I had said currently, because it looks like you will be in luck with the
next release (though it sounds like it needs a little config):

From https://github.com/SchedMD/slurm/blob/master/RELEASE_NOTES:

-- Allow nodes to be dynamically added and removed from the system.
Configure
MaxNodeCount to accomodate nodes created with dynamic node
registrations
(slurmd -Z<feature> --conf="") and scontrol.

Christopher Samuel

unread,

May 5, 2022, 5:11:00 PM5/5/22

to slurm...@lists.schedmd.com

On 5/5/22 7:08 am, Mark Dixon wrote:

> I'm confused how this is supposed to be achieved in a configless
> setting, as slurmctld isn't running to distribute the updated files to
> slurmd.

That's exactly what happens with configless mode, slurmd's retrieve
their config from the slurmctld, and will grab it again on an "scontrol
reconfigure". There's no reason to stop slurmctld for this.
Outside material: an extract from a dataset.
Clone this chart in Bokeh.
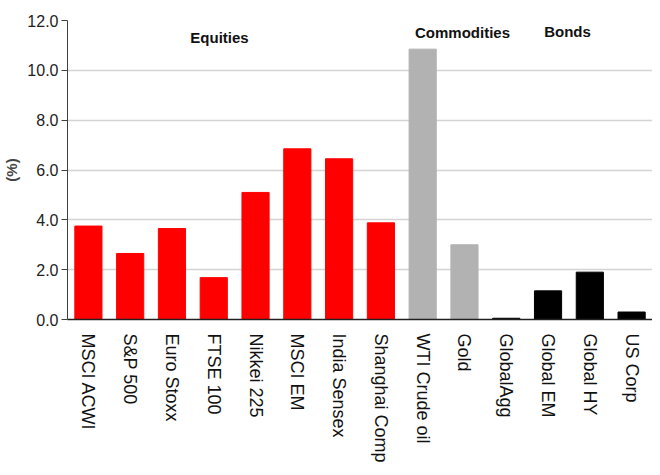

So your slurm.conf should only exist on the slurmctld node - this is how
we operate on our latest system.

All the best,
Chris
--

Chris Samuel : http://www.csamuel.org/ : Berkeley, CA, USA

Mark Dixon

unread,

May 6, 2022, 4:27:23 AM5/6/22

to Slurm User Community List

On Thu, 5 May 2022, Ole Holm Nielsen wrote:
...

> You're right, probably the correct order for Configless must be:
>
> * stop slurmctld
> * edit slurm.conf etc.
> * start slurmctld
> * restart the slurmd nodes to pick up new slurm.conf
>
> See also slides 29-34 in
> https://slurm.schedmd.com/SLUG21/Field_Notes_5.pdf from the Slurm
> publications site https://slurm.schedmd.com/publications.html
>
> Less-Safe, but usually okay, procedure:
> 1. Change configs
> 2. Restart slurmctld
> 3. Restart all slurmd processes really quickly

Sure, I'd seen that: but it's not exactly ideal, is it?

Roll on dynamic node adding and removing...

Mark

Ole Holm Nielsen

unread,

May 6, 2022, 4:40:15 AM5/6/22

to slurm...@lists.schedmd.com

Not ideal, but there are Slurm design reasons (node bitmaps) that
necessitate restarting slurmd's when nodes are added or removed.